* **Stated problem**
Word for word, copy all the data and drop the pictures.

* **Dataset section**
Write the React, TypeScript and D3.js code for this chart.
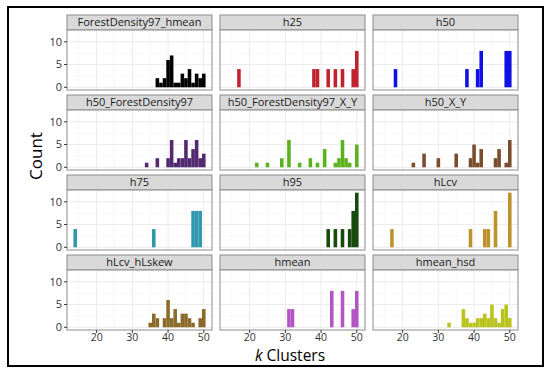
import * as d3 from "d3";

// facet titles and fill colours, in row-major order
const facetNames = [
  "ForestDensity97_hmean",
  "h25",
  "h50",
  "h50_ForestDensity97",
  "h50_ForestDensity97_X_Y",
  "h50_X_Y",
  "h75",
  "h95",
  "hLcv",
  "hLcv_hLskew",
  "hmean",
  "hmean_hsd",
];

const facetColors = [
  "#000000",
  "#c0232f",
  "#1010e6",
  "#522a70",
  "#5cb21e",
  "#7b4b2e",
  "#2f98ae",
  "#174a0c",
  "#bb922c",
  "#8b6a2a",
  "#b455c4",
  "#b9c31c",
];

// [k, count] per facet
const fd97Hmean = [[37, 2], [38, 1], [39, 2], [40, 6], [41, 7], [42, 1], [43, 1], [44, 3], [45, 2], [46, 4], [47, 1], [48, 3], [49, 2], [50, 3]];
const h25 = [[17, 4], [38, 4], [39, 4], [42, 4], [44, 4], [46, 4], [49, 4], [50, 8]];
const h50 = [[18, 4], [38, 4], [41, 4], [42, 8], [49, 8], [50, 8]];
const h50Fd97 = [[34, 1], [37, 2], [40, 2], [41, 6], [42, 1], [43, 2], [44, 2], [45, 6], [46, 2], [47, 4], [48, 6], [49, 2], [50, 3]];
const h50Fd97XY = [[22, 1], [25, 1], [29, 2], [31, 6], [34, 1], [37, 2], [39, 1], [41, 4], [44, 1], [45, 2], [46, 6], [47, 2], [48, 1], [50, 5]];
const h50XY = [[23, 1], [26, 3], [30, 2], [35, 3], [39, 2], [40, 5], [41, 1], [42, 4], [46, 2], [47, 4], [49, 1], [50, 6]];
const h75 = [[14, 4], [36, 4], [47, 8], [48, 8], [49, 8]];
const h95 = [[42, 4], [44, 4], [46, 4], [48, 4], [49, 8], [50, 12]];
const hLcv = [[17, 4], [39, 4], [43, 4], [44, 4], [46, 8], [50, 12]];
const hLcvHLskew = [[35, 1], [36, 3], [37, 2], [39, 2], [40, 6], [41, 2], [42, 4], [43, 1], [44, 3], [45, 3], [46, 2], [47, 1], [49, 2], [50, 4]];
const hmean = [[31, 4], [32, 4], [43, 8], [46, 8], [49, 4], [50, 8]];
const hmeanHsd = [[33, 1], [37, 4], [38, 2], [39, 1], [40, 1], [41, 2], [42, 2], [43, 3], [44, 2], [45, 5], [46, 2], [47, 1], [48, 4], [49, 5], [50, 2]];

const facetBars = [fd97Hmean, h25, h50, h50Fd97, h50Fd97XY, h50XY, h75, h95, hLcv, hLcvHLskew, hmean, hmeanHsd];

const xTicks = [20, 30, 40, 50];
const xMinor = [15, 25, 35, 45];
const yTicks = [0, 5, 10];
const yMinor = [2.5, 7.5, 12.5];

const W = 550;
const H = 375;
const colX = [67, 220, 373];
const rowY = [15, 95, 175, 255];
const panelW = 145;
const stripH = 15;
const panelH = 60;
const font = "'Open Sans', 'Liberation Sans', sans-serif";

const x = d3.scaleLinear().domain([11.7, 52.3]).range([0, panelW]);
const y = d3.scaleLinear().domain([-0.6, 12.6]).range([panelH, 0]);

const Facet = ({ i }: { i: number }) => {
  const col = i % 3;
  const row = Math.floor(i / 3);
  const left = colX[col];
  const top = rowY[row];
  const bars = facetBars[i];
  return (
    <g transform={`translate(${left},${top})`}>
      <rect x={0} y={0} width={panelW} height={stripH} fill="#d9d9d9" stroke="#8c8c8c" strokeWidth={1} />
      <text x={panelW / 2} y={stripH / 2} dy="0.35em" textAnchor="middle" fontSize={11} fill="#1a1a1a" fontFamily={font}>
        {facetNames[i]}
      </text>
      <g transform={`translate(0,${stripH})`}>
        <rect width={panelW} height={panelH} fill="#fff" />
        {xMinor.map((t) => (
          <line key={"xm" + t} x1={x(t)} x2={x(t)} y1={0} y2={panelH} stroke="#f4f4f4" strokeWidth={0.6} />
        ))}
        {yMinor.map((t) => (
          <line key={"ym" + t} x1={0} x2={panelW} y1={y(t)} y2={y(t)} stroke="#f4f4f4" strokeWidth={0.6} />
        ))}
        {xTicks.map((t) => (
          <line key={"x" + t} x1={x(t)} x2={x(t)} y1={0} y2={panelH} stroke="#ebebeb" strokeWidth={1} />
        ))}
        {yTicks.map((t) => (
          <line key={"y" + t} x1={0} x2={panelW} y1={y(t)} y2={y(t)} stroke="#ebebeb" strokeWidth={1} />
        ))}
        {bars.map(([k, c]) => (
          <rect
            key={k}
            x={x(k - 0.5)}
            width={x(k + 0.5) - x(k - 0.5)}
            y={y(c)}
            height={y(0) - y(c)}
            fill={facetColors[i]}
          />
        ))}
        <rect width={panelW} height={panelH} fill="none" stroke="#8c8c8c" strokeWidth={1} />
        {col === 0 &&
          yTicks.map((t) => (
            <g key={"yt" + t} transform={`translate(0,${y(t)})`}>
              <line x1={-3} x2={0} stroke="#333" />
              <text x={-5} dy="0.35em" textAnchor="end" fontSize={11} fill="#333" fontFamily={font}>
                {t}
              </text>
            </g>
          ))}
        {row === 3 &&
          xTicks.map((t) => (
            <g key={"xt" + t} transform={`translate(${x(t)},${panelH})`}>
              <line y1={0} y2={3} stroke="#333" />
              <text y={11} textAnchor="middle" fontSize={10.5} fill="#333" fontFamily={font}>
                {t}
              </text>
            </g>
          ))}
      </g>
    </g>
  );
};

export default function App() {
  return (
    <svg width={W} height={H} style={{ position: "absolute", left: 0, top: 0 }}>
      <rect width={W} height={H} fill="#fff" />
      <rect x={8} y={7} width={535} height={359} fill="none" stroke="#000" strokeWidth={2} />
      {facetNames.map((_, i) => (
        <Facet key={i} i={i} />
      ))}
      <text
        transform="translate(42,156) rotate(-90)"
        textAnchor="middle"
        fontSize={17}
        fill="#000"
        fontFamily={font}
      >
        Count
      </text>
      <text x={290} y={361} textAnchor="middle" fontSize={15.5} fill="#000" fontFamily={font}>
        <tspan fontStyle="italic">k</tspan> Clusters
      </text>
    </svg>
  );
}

* **Problem solution**
Write the React, TypeScript and D3.js code for this chart.
import * as d3 from "d3";

// facet titles and fill colours, in row-major order
const facetNames = [
  "ForestDensity97_hmean",
  "h25",
  "h50",
  "h50_ForestDensity97",
  "h50_ForestDensity97_X_Y",
  "h50_X_Y",
  "h75",
  "h95",
  "hLcv",
  "hLcv_hLskew",
  "hmean",
  "hmean_hsd",
];

const facetColors = [
  "#000000",
  "#c0232f",
  "#1010e6",
  "#522a70",
  "#5cb21e",
  "#7b4b2e",
  "#2f98ae",
  "#174a0c",
  "#bb922c",
  "#8b6a2a",
  "#b455c4",
  "#b9c31c",
];

// [k, count] per facet
const fd97Hmean = [[37, 2], [38, 1], [39, 2], [40, 6], [41, 7], [42, 1], [43, 1], [44, 3], [45, 2], [46, 4], [47, 1], [48, 3], [49, 2], [50, 3]];
const h25 = [[17, 4], [38, 4], [39, 4], [42, 4], [44, 4], [46, 4], [49, 4], [50, 8]];
const h50 = [[18, 4], [38, 4], [41, 4], [42, 8], [49, 8], [50, 8]];
const h50Fd97 = [[34, 1], [37, 2], [40, 2], [41, 6], [42, 1], [43, 2], [44, 2], [45, 6], [46, 2], [47, 4], [48, 6], [49, 2], [50, 3]];
const h50Fd97XY = [[22, 1], [25, 1], [29, 2], [31, 6], [34, 1], [37, 2], [39, 1], [41, 4], [44, 1], [45, 2], [46, 6], [47, 2], [48, 1], [50, 5]];
const h50XY = [[23, 1], [26, 3], [30, 2], [35, 3], [39, 2], [40, 5], [41, 1], [42, 4], [46, 2], [47, 4], [49, 1], [50, 6]];
const h75 = [[14, 4], [36, 4], [47, 8], [48, 8], [49, 8]];
const h95 = [[42, 4], [44, 4], [46, 4], [48, 4], [49, 8], [50, 12]];
const hLcv = [[17, 4], [39, 4], [43, 4], [44, 4], [46, 8], [50, 12]];
const hLcvHLskew = [[35, 1], [36, 3], [37, 2], [39, 2], [40, 6], [41, 2], [42, 4], [43, 1], [44, 3], [45, 3], [46, 2], [47, 1], [49, 2], [50, 4]];
const hmean = [[31, 4], [32, 4], [43, 8], [46, 8], [49, 4], [50, 8]];
const hmeanHsd = [[33, 1], [37, 4], [38, 2], [39, 1], [40, 1], [41, 2], [42, 2], [43, 3], [44, 2], [45, 5], [46, 2], [47, 1], [48, 4], [49, 5], [50, 2]];

const facetBars = [fd97Hmean, h25, h50, h50Fd97, h50Fd97XY, h50XY, h75, h95, hLcv, hLcvHLskew, hmean, hmeanHsd];

const xTicks = [20, 30, 40, 50];
const xMinor = [15, 25, 35, 45];
const yTicks = [0, 5, 10];
const yMinor = [2.5, 7.5, 12.5];

const W = 550;
const H = 375;
const colX = [67, 220, 373];
const rowY = [15, 95, 175, 255];
const panelW = 145;
const stripH = 15;
const panelH = 60;
const font = "'Open Sans', 'Liberation Sans', sans-serif";

const x = d3.scaleLinear().domain([11.7, 52.3]).range([0, panelW]);
const y = d3.scaleLinear().domain([-0.6, 12.6]).range([panelH, 0]);

const Facet = ({ i }: { i: number }) => {
  const col = i % 3;
  const row = Math.floor(i / 3);
  const left = colX[col];
  const top = rowY[row];
  const bars = facetBars[i];
  return (
    <g transform={`translate(${left},${top})`}>
      <rect x={0} y={0} width={panelW} height={stripH} fill="#d9d9d9" stroke="#8c8c8c" strokeWidth={1} />
      <text x={panelW / 2} y={stripH / 2} dy="0.35em" textAnchor="middle" fontSize={11} fill="#1a1a1a" fontFamily={font}>
        {facetNames[i]}
      </text>
      <g transform={`translate(0,${stripH})`}>
        <rect width={panelW} height={panelH} fill="#fff" />
        {xMinor.map((t) => (
          <line key={"xm" + t} x1={x(t)} x2={x(t)} y1={0} y2={panelH} stroke="#f4f4f4" strokeWidth={0.6} />
        ))}
        {yMinor.map((t) => (
          <line key={"ym" + t} x1={0} x2={panelW} y1={y(t)} y2={y(t)} stroke="#f4f4f4" strokeWidth={0.6} />
        ))}
        {xTicks.map((t) => (
          <line key={"x" + t} x1={x(t)} x2={x(t)} y1={0} y2={panelH} stroke="#ebebeb" strokeWidth={1} />
        ))}
        {yTicks.map((t) => (
          <line key={"y" + t} x1={0} x2={panelW} y1={y(t)} y2={y(t)} stroke="#ebebeb" strokeWidth={1} />
        ))}
        {bars.map(([k, c]) => (
          <rect
            key={k}
            x={x(k - 0.5)}
            width={x(k + 0.5) - x(k - 0.5)}
            y={y(c)}
            height={y(0) - y(c)}
            fill={facetColors[i]}
          />
        ))}
        <rect width={panelW} height={panelH} fill="none" stroke="#8c8c8c" strokeWidth={1} />
        {col === 0 &&
          yTicks.map((t) => (
            <g key={"yt" + t} transform={`translate(0,${y(t)})`}>
              <line x1={-3} x2={0} stroke="#333" />
              <text x={-5} dy="0.35em" textAnchor="end" fontSize={11} fill="#333" fontFamily={font}>
                {t}
              </text>
            </g>
          ))}
        {row === 3 &&
          xTicks.map((t) => (
            <g key={"xt" + t} transform={`translate(${x(t)},${panelH})`}>
              <line y1={0} y2={3} stroke="#333" />
              <text y={11} textAnchor="middle" fontSize={10.5} fill="#333" fontFamily={font}>
                {t}
              </text>
            </g>
          ))}
      </g>
    </g>
  );
};

export default function App() {
  return (
    <svg width={W} height={H} style={{ position: "absolute", left: 0, top: 0 }}>
      <rect width={W} height={H} fill="#fff" />
      <rect x={8} y={7} width={535} height={359} fill="none" stroke="#000" strokeWidth={2} />
      {facetNames.map((_, i) => (
        <Facet key={i} i={i} />
      ))}
      <text
        transform="translate(42,156) rotate(-90)"
        textAnchor="middle"
        fontSize={17}
        fill="#000"
        fontFamily={font}
      >
        Count
      </text>
      <text x={290} y={361} textAnchor="middle" fontSize={15.5} fill="#000" fontFamily={font}>
        <tspan fontStyle="italic">k</tspan> Clusters
      </text>
    </svg>
  );
}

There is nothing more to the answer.